The concept of “free cooling” — using ambient environmental conditions to dissipate waste heat without mechanical refrigeration — becomes the geographic determinant of the Synthesis World. Facilities that can achieve free cooling for the majority of the year enjoy a structural cost advantage that compounds relentlessly over time. Every kilowatt saved on cooling is a kilowatt that can be allocated to inference — to actual productive computation rather than the thermal overhead of sustaining it. Over the lifetime of a facility, this advantage amounts to hundreds of millions of dollars in reduced electricity costs and, more importantly, hundreds of megawatts of additional inference capacity available from the same power envelope.
This thermodynamic geography explains the emergence of data center clusters in three specific climate zones, each offering a distinct thermal profile suited to the demands of AI-density infrastructure.
The Nordic Corridor: Norway, Sweden, Finland, and Iceland offer a combination of cold-climate free cooling, abundant hydroelectric and geothermal generation, and political stability that is unmatched anywhere else on Earth for data center operations. Average annual temperatures in northern Sweden range from -1°C to +5°C, enabling free cooling for 9 to 10 months per year. Facebook (Meta) opened its first non-US data center in Luleå, Sweden, in 2013, specifically for the free cooling advantage; Google, Microsoft, and multiple colocation operators have followed.

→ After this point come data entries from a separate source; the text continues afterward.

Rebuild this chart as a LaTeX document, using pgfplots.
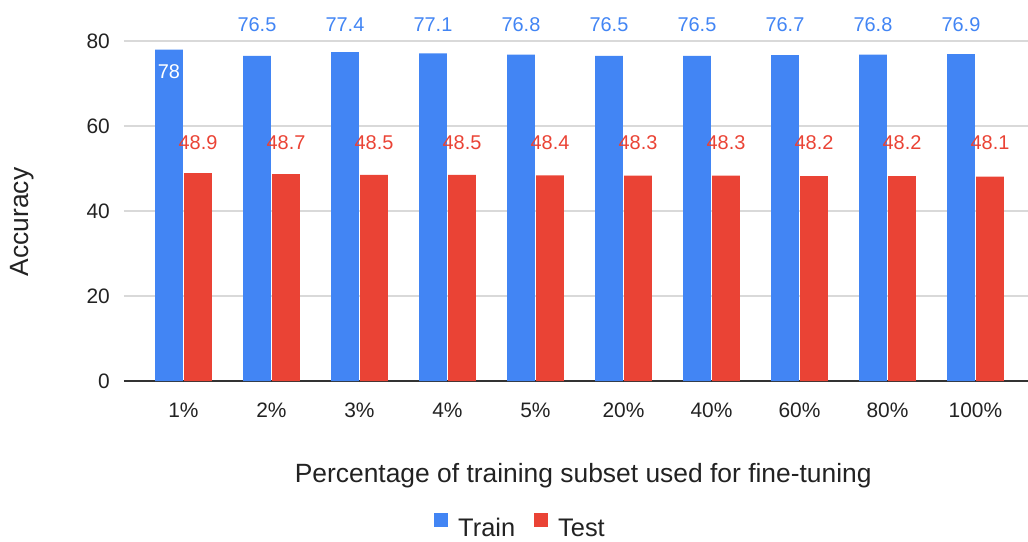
\documentclass[border=0pt]{standalone}
\usepackage{fontspec}
\setmainfont{Liberation Sans}
\usepackage{pgfplots}
\pgfplotsset{compat=1.18}
\definecolor{cblue}{HTML}{4285F4}
\definecolor{cred}{HTML}{EA4335}
\definecolor{ctext}{HTML}{222222}
\definecolor{cgrid}{HTML}{D9D9D9}
\definecolor{caxis}{HTML}{333333}
\begin{document}
\begin{tikzpicture}
\begin{axis}[
  name=ax, at={(0,0)}, anchor=south west,
  scale only axis, width=904bp, height=340bp,
  xmin=-0.676, xmax=9.597, ymin=0, ymax=80,
  clip=false,
  axis x line*=bottom, axis y line*=left,
  y axis line style={draw=none},
  x axis line style={caxis, line width=1.5bp, -},
  ytick={0,20,40,60,80},
  xtick={0,1,2,3,4,5,6,7,8,9},
  xticklabels={1\%,2\%,3\%,4\%,5\%,20\%,40\%,60\%,80\%,100\%},
  major tick length=0pt,
  ymajorgrids, grid style={cgrid, line width=1.2bp},
  /pgf/number format/assume math mode=true,
  tick label style={font=\fontsize{21}{25}\selectfont, text=ctext, inner sep=0pt},
  xticklabel style={anchor=base, yshift=-36bp},
  yticklabel style={anchor=east, xshift=-14bp},
  xlabel={Percentage of training subset used for fine-tuning},
  ylabel={Accuracy},
  label style={font=\fontsize{26.5}{30}\selectfont, text=ctext, inner sep=0pt},
  xlabel style={at={(axis description cs:0.508,-0.279)}, anchor=center},
  ylabel style={at={(axis description cs:-0.1128,0.468)}, anchor=center},
  legend columns=2,
  legend style={draw=none, fill=none, font=\fontsize{25.5}{30}\selectfont, text=ctext,
    at={(axis description cs:0.4375,-0.425)}, anchor=center,
    nodes={inner sep=0pt},
    /tikz/every odd column/.append style={column sep=10bp},
    /tikz/every even column/.append style={column sep=19bp}},
  legend image code/.code={\fill[#1, draw=none] (0bp,1bp) rectangle (14bp,15bp);},
]
\addplot[ybar, bar width=0.315, bar shift=-0.165, fill=cblue, draw=none]
  coordinates {(0,78) (1,76.5) (2,77.4) (3,77.1) (4,76.8) (5,76.5) (6,76.5) (7,76.7) (8,76.8) (9,76.9)};
\addlegendentry{Train}
\addplot[ybar, bar width=0.315, bar shift=0.165, fill=cred, draw=none]
  coordinates {(0,48.9) (1,48.7) (2,48.5) (3,48.5) (4,48.4) (5,48.3) (6,48.3) (7,48.2) (8,48.2) (9,48.1)};
\addlegendentry{Test}
% data labels
\addplot[forget plot, draw=none, mark=none, nodes near coords, point meta=explicit symbolic,
  nodes near coords style={anchor=center, text=cblue, font=\fontsize{20}{24}\selectfont, inner sep=0pt}]
  coordinates {(0.835,83.8)[76.5] (1.835,83.8)[77.4] (2.835,83.8)[77.1] (3.835,83.8)[76.8] (4.835,83.8)[76.5] (5.835,83.8)[76.5] (6.835,83.8)[76.7] (7.835,83.8)[76.8] (8.835,83.8)[76.9]};
\addplot[forget plot, draw=none, mark=none, nodes near coords, point meta=explicit symbolic,
  nodes near coords style={anchor=center, text=white, font=\fontsize{20}{24}\selectfont, inner sep=0pt}]
  coordinates {(-0.165,72.9)[78]};
\addplot[forget plot, draw=none, mark=none, nodes near coords, point meta=explicit symbolic,
  nodes near coords style={anchor=center, text=cred, font=\fontsize{20}{24}\selectfont, inner sep=0pt}]
  coordinates {(0.165,56)[48.9] (1.165,56)[48.7] (2.165,56)[48.5] (3.165,56)[48.5] (4.165,56)[48.4] (5.165,56)[48.3] (6.165,56)[48.3] (7.165,56)[48.2] (8.165,56)[48.2] (9.165,56)[48.1]};
\end{axis}
\pgfresetboundingbox
\path[use as bounding box] ([shift={(-124bp,-160bp)}]ax.south west) rectangle ([shift={(0bp,41bp)}]ax.north east);
\end{tikzpicture}
\end{document}
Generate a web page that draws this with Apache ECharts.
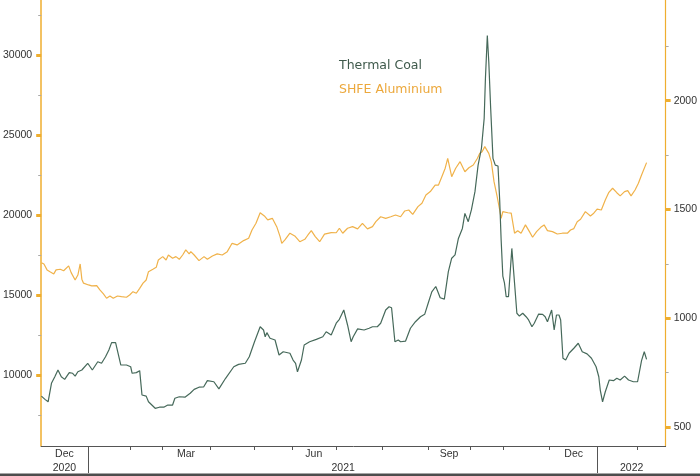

Iceland, in particular, occupies a thermodynamically unique position: its geothermal resources (driven by the Mid-Atlantic Ridge running through the island) provide both electricity generation (approximately 30% of Iceland’s electricity comes from geothermal, with the remainder from hydro) and heat dissipation simultaneously. A data center in Iceland can reject waste heat into geothermal return wells, creating a closed-loop thermodynamic system where the Earth itself serves as both the power source and the heat sink. The primary constraint is connectivity — submarine fiber optic cables linking Nordic facilities to continental European and North American networks introduce 30 to 60 milliseconds of round-trip latency, limiting the facility’s ability to serve latency-sensitive applications like real-time inference, interactive agents, or financial trading.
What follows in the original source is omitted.